* _Work instructions_: Reproduce each line from the first in the data through the line that contains "import * as" exactly; give nothing else.

* _Collected material_:

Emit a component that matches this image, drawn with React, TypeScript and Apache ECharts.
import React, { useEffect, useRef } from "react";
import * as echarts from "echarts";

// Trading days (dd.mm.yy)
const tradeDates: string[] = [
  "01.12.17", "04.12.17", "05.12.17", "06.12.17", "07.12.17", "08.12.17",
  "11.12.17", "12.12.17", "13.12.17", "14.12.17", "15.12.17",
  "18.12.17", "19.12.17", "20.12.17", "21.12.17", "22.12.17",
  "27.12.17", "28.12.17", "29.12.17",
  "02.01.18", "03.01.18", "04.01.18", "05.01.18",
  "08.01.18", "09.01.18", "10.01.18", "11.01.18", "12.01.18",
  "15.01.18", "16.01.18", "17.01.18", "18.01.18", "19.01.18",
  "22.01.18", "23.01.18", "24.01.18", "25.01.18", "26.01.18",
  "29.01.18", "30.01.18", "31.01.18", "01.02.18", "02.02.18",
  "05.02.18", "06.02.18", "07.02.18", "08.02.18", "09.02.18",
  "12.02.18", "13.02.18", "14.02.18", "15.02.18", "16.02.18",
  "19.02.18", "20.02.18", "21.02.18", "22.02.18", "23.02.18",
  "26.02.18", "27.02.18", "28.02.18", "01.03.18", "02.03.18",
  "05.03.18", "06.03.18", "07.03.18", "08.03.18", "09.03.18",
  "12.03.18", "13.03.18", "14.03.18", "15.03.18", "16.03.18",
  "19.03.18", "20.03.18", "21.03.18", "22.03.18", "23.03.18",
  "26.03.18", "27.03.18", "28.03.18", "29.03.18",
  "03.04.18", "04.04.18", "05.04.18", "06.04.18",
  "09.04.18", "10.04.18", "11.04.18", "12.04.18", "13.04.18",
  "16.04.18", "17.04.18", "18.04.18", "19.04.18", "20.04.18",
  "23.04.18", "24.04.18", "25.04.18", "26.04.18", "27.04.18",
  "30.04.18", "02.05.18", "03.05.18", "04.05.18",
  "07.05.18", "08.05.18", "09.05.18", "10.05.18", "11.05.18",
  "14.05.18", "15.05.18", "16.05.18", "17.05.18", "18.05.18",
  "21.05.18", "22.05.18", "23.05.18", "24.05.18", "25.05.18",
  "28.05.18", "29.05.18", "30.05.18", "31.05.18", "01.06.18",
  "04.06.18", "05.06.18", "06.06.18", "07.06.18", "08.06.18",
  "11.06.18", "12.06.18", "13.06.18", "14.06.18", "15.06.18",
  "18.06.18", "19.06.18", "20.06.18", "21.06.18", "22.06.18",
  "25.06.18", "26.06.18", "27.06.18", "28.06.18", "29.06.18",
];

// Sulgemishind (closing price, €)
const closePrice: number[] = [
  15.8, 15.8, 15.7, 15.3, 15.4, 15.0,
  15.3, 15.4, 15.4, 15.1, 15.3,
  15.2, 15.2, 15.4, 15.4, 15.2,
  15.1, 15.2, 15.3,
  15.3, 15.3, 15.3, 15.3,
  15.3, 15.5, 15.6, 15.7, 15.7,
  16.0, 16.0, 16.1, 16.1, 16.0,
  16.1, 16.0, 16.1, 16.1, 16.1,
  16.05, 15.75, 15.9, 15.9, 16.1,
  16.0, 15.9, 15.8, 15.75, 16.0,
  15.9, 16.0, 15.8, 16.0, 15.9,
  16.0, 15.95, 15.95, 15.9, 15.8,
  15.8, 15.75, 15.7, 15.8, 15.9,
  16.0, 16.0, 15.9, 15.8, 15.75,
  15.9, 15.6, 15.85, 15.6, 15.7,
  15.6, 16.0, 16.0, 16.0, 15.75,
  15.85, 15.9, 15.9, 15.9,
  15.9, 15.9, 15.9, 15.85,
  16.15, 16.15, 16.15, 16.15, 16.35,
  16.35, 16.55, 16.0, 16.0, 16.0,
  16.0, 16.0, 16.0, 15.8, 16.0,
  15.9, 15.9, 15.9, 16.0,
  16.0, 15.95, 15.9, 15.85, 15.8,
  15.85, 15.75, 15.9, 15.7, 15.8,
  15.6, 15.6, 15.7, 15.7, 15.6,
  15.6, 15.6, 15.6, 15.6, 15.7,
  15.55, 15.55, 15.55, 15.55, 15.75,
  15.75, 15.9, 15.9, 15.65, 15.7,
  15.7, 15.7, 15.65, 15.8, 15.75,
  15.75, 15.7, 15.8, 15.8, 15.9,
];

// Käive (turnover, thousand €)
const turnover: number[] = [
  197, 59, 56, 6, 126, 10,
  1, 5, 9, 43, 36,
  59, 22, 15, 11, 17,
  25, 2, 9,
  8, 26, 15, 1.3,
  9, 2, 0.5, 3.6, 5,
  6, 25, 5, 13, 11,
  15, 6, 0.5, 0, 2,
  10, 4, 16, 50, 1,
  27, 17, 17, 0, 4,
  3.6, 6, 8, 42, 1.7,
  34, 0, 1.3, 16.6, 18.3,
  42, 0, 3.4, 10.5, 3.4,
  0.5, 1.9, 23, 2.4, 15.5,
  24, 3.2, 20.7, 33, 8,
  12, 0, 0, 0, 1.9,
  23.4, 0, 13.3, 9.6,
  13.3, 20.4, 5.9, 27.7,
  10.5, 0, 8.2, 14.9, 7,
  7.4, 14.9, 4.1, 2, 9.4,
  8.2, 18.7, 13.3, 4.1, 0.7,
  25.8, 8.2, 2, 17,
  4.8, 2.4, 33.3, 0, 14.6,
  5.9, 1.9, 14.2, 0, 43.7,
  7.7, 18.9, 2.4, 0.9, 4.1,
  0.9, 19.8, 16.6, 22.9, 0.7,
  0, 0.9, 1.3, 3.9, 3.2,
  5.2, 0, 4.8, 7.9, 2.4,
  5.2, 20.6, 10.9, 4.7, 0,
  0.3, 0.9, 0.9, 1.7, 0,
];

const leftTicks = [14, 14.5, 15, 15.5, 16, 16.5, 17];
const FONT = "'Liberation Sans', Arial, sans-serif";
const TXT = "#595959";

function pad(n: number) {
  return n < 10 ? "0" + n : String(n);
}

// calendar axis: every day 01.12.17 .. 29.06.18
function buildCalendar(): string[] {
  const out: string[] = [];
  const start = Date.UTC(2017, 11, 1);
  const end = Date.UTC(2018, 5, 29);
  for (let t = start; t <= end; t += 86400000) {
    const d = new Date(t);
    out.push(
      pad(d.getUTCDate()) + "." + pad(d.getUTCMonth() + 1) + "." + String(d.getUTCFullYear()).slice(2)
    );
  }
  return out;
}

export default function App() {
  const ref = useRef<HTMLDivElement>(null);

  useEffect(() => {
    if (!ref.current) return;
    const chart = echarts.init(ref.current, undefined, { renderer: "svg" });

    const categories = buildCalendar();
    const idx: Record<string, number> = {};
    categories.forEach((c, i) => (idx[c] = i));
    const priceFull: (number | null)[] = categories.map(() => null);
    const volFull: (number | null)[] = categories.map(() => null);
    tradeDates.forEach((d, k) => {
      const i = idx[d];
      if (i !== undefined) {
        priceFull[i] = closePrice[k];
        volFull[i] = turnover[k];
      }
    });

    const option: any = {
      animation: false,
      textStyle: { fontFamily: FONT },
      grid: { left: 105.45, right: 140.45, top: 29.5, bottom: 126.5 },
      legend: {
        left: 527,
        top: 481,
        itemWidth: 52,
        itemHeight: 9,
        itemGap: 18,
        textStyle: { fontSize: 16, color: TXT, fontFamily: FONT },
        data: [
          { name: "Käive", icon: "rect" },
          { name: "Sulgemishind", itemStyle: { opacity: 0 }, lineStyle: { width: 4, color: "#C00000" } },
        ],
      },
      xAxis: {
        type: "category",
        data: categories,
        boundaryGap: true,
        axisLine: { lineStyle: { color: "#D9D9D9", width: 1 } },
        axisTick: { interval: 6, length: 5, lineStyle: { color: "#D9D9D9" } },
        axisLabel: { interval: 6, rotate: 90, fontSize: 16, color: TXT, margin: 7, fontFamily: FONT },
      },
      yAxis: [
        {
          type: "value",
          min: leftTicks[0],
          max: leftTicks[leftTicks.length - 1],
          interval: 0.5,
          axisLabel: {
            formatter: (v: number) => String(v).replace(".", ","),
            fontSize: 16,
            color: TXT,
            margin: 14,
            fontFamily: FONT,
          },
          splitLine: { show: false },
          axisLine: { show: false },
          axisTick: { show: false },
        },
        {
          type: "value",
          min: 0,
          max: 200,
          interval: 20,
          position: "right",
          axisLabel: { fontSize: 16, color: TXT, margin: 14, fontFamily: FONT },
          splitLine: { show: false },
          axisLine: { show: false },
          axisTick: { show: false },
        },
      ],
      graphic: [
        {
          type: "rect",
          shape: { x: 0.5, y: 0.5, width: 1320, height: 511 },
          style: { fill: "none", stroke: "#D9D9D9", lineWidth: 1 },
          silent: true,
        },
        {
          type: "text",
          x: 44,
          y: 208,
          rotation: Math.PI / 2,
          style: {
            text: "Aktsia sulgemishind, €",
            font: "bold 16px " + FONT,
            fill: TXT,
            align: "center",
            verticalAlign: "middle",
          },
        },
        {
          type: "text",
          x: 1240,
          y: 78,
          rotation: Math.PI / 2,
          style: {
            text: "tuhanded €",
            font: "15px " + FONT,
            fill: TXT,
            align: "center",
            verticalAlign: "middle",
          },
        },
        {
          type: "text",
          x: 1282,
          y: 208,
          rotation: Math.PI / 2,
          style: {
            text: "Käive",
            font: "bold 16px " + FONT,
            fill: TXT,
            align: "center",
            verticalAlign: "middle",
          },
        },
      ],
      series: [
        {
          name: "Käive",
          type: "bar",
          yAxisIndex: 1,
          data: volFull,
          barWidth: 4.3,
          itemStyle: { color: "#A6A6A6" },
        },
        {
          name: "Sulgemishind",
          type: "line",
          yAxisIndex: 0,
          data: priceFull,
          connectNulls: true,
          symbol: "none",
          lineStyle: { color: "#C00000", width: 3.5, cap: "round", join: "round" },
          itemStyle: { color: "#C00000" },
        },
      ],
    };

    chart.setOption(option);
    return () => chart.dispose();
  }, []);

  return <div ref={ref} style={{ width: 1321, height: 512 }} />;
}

* _Worked solution_:
Emit a component that matches this image, drawn with React, TypeScript and Apache ECharts.
import React, { useEffect, useRef } from "react";
import * as echarts from "echarts";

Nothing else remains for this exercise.